Дальше Уэллс написал еще полтора десятка рассказов, которые вместе с вышеупомянутыми вошли в изданный на следующий год сборник «Похищенная бацилла и другие истории» – приводим их в порядке опубликования Хиндом с 28 июня по 20 декабря 1894 года: «След пальца» (The Thumbmark), «Ограбление в Хэммерпонд-парке» (The Hammerpond Park Burglary), «Кокетство Джейн» (The Jilting of Jane), «Странная орхидея» (The Flowering of the Strange Orchid), «В обсерватории Аву» (In the Avu Observatory), «Человек, который делал алмазы» (The Diamond Maker), «Сокровище в лесу» (The Treasure in the Forest), «Бог Динамо» (The Lord of the Dynamos), «Предмет в № 7» (The Thing in No. 7), «Непонятый художник» (A Misunderstood Artist), «Остров эпиорниса» (Aepyomis Island) и «Страусы с молотка» (A Deal with Ostriches). Еще два рассказа – «У окна» (Through a Window) и «Как Габриэль стал Томсоном» (How Gabriel Became Thompson) – Хинду не подошли и были напечатаны в журналах «Блэк энд уайт» и «Труз». Короткие сюжетные истории удавались Уэллсу еще лучше, чем бесформенные эссе.

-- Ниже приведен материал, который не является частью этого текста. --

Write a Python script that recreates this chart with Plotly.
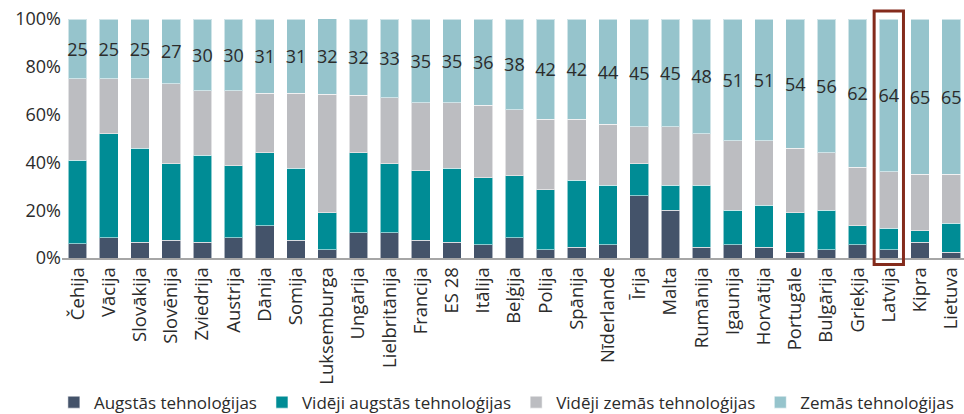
import plotly.graph_objects as go

countries = ["Čehija", "Vācija", "Slovākija", "Slovēnija", "Zviedrija", "Austrija", "Dānija",
             "Somija", "Luksemburga", "Ungārija", "Lielbritānija", "Francija", "ES 28", "Itālija",
             "Beļģija", "Polija", "Spānija", "Nīderlande", "Īrija", "Malta", "Rumānija", "Igaunija",
             "Horvātija", "Portugāle", "Bulgārija", "Grieķija", "Latvija", "Kipra", "Lietuva"]

augstas = [6, 8.5, 6.5, 7.5, 6.5, 8.5, 13.5, 7.5, 3.5, 10.5, 10.5, 7.5, 6.5, 5.5,
           8.5, 3.5, 4.5, 5.5, 26, 20, 4.5, 5.5, 4.5, 2.5, 3.5, 5.5, 3.5, 6.5, 2.5]
videji_augstas = [35, 43.5, 39.5, 32, 36.5, 30, 30.5, 30, 15.5, 33.5, 29, 29, 31, 28,
                  26, 25, 28, 25, 13.5, 10.5, 26, 14.5, 17.5, 16.5, 16.5, 8, 9, 5, 12]
videji_zemas = [34, 23, 29, 33.5, 27, 31.5, 25, 31.5, 49.5, 24, 27.5, 28.5, 27.5, 30.5,
                27.5, 29.5, 25.5, 25.5, 15.5, 24.5, 21.5, 29, 27, 27, 24, 24.5, 23.5, 23.5, 20.5]
zemas = [25, 25, 25, 27, 30, 30, 31, 31, 32, 32, 33, 35, 35, 36,
         38, 42, 42, 44, 45, 45, 48, 51, 51, 54, 56, 62, 64, 65, 65]

series_names = ["Augstās tehnoloģijas", "Vidēji augstās tehnoloģijas",
                "Vidēji zemās tehnoloģijas", "Zemās tehnoloģijas"]
series_values = [augstas, videji_augstas, videji_zemas, zemas]
colors = ["#44536A", "#008C95", "#BCBDC1", "#96C4CC"]

highlight = "Latvija"

FONT = "Open Sans"
TXT = "#2B2B2B"

fig = go.Figure()
for name, vals, col in zip(series_names, series_values, colors):
    is_top = name == "Zemās tehnoloģijas"
    fig.add_trace(go.Bar(
        x=countries, y=vals, name=name,
        marker=dict(color=col, line=dict(color="rgba(255,255,255,0.55)", width=1)),
        text=[f"{v:g}" for v in vals] if is_top else None,
        textposition="inside" if is_top else "none",
        insidetextanchor="middle",
        constraintext="none",
        textangle=0,
        textfont=dict(family=FONT, size=18, color=TXT),
        hoverinfo="x+y+name",
    ))

idx = countries.index(highlight)
fig.add_shape(type="rect", xref="x", yref="paper",
              x0=idx - 0.47, x1=idx + 0.47, y0=-0.027, y1=1.033,
              line=dict(color="#842B1C", width=3), fillcolor="rgba(0,0,0,0)")

fig.update_layout(
    template="none",
    barmode="stack",
    bargap=0.40,
    width=964, height=414,
    margin=dict(l=62, r=0, t=19, b=156, autoexpand=False),
    paper_bgcolor="white", plot_bgcolor="white",
    font=dict(family=FONT, size=17, color=TXT),
    showlegend=True,
    legend=dict(orientation="h", x=-0.009, xanchor="left", y=-0.605, yanchor="middle",
                font=dict(family=FONT, size=17, color=TXT), traceorder="normal",
                itemclick=False),
    xaxis=dict(tickangle=-90, showline=True, linecolor="#A6A6A6", linewidth=1.5,
               range=[-0.5, 28.41], automargin=False,
               ticks="", showgrid=False, tickfont=dict(family=FONT, size=18.5, color=TXT)),
    yaxis=dict(range=[0, 100], tickvals=[0, 20, 40, 60, 80, 100],
               ticktext=["0%", "20%", "40%", "60%", "80%", "100%"], automargin=False,
               showgrid=False, zeroline=False, showline=False, ticks="",
               tickfont=dict(family=FONT, size=18, color=TXT)),
)

fig.write_html("out.html", config={"displayModeBar": False},
               post_script="document.body.style.margin='0';document.body.style.overflow='hidden';")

Тут и чистая фантастика, и квазидетективы, и анекдоты; Ю. Кагарлицкий назвал их «рассказами о необычном» – и экзотичность фабулы в самом деле единственное, что их объединяет. Нет – еще, пожалуй, качество. Они совершенны по форме и остроумны по содержанию; исчезла старомодная цветистость, которой отличались прежние тексты, и на смену ей пришла элегантная, щегольская простота, которой позавидовал бы Мериме.
Евгений Замятин назвал Уэллса «городским сказочником» – это особенно верно в отношении ранних рассказов. Про лодки и так пишут красиво все кому не лень – а вы попробуйте про динамо-машину! «Я хотел бы, если бы было возможно, чтобы грохот машинного зала непрерывно звучал в ушах читателя, чтобы наш рассказ шел под аккомпанемент гула машин. Это был ровный поток оглушительных шумов, из которых ухо выхватывало то один звук, то другой; прерывистый храп, сопение, вздохи паровых двигателей, чмоканье и хлопки снующих поршней, глухое содрогание воздуха под ударами спиц гигантских маховиков, щелканье то натягивающихся, то ослабевающих ремней, визгливый клекот малых машин, и над всем этим – порой неразличимый для усталого уха, но потом исподволь снова овладевавший сознанием – тромбонный вой большого динамо. Это было странное, беспокойное место; не удивительно, что и мысли не текли здесь плавно и привычно, но судорожно дергались какими-то нелепыми зигзагами». Не умел видеть, не умел описывать? Как бы не так! Недаром рецензент из журнала «Критик» назвал «Бога Динамо» «достойным пера Киплинга» (что Уэллсу не понравилось – он Киплинга не любил).